What's the rationale behind not having the cloud metadata in transaction metrics? Are we expecting the combination of transaction name and regions/availability zones to create too high cardinality?
If users are filtering by AZ, for example, would the UI then use a combination of raw transaction docs for the transaction table and service instance transaction metrics for the instance table?
@dgieselaar @gbamparop could you please review @carsonip 's proposal and address @felixbarny 's question so we can start with the implementation.
What's the rationale behind not having the cloud metadata in transaction metrics? Are we expecting the combination of transaction name and regions/availability zones to create too high cardinality?
I didn't really think through that and assumed that cloud metadata are "instance-specific". Are you proposing that Cloud* dimensions should exist in both metrics?
The cloud metadata seems to be some gray area between instance specific and not instance specific.
I'd expect these pieces of metadata to be fairly static for the same application:
CloudProvider string
CloudServiceName string
CloudAccountID string
CloudAccountName string
CloudProjectID string
CloudProjectName string
Furthermore, I'd expect these to be low cardinality:
CloudRegion string
CloudAvailabilityZone string
I don't know what to expect of this:
CloudMachineType string
I think we should add the pieces of cloud metadata that turns out to be static.

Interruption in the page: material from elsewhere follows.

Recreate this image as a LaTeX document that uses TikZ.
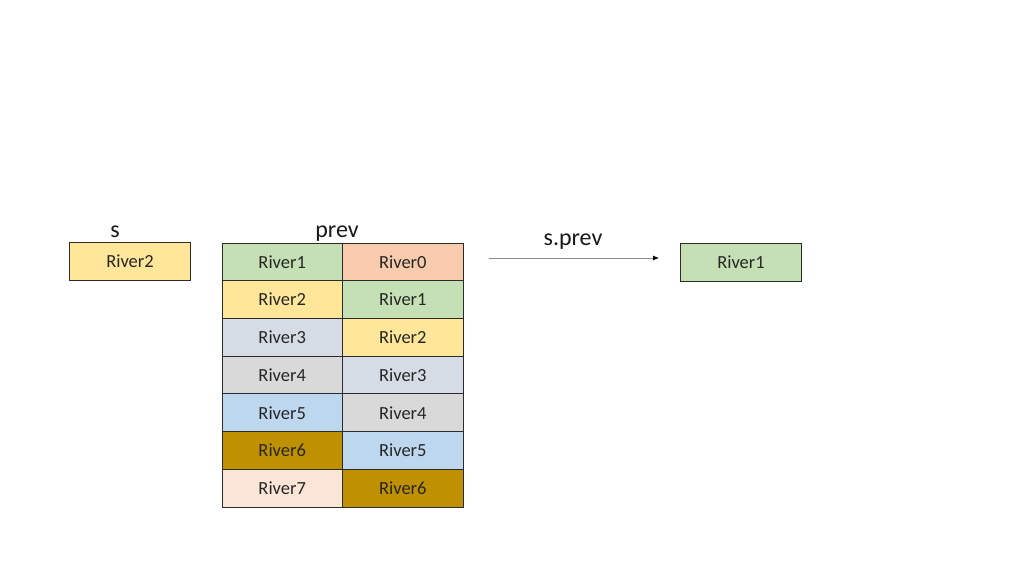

We should consider adding cloud metadata that is low cardinality, even if a service has lots of instances. If any piece of metadata is potentially medium to high cardinality, we shouldn't add it to the aggregation key for transaction metrics.
LGTM. Personally I feel more comfortable leaving off cloud metadata. Agree that it is likely low cardinality but conceptually it feels like it belongs on service instance transaction metrics. For simplicity's sake I would not want some of the cloud metadata fields on regular tx metrics, but not all.
I'd also be more comfortable if we leave cloud metadata out for now, unless there's a clear use case for it. @felixbarny did you have any use cases in mind?
I'm good with that. It's always easier to add something to the aggregation key than to remove it.
A potential use case is if you want to compare the performance of a particular transaction group across different regions. Probably not critical. We'll still be able to do that by falling back to transaction events (although with less retention and unless tail-based sampling is uses). But I don't think that's critical. We can also compare across regions with metrics across all transaction groups.
Thanks for confirming. I'll push forward with the revised proposal in my previous comment.
Would like a confirmation about an implementation detail about service instance transaction metrics overflow bucket. Are we also using transaction.type: _other as overflow key for service instance transaction metrics overflow? @dgieselaar WDYT?
@achyutjhunjhunwala do you know the answer to ^ by any chance?
Would like a confirmation about an implementation detail about service instance transaction metrics overflow bucket. Are we also using transaction.type: _other as overflow key for service instance transaction metrics overflow?
I am not sure if i understand the question correctly. We were using transaction.name: _other and service.name: _other for transaction and service metrics. @carsonip Are you proposing to use transaction.type: _other as the overflow key for this new metric given we won't have name?
I am not sure if i understand the question correctly. We were using
transaction.name: _otherandservice.name: _otherfor transaction and service metrics. @carsonip Are you proposing to usetransaction.type: _otheras the overflow key for this new metric given we won't have name?
Correct, that's just a proposal. Wanted to see if you have any problem with it.
@carsonip I am not 100% confident if that's the right key to use for overflow, because transaction.type is a low cardinality field which means chances of overflow is very narrow.
@gbamparop mentioned in https://github.com/elastic/kibana/issues/162392#issuecomment-1662364252 that the APM UI counterpart may miss 8.10.
@carsonip is this the final version that has been implemented?
@carsonip is this the final version that has been implemented?
@gbamparop The changes never got into 8.10 / main. They are still in a now-outdated draft PR: https://github.com/elastic/apm-aggregation/pull/43
The PR will have to be updated (most likely re-implemented due to all the conflicting changes) when the work is scheduled again.
Update: opened https://github.com/elastic/apm-aggregation/pull/103 to reimplement service instance transaction metrics
Discovered an issue with overflow metrics. Should be fixed by https://github.com/elastic/apm-aggregation/pull/106
As seen in the change here by @kruskall , transaction.type: _other is used to denote the overflow bucket of service instance transaction. @achyutjhunjhunwala I know we haven't completed the discussion above, so just bringing it up again to make sure APM UI is fine with this decision.
Overflow issue fixed and the broken test is solved. The PR is working and ready for review: https://github.com/elastic/apm-server/pull/11614
@carsonip I am not 100% sure if transaction.type: _other is the way to go. As i mentioned previously, transaction.type is not a high cardinality field.
We will be querying this metrics to display the Instance table on the Service Overview page like this
This makes me think, should overflow not happen at HostName ?
cc: @dgieselaar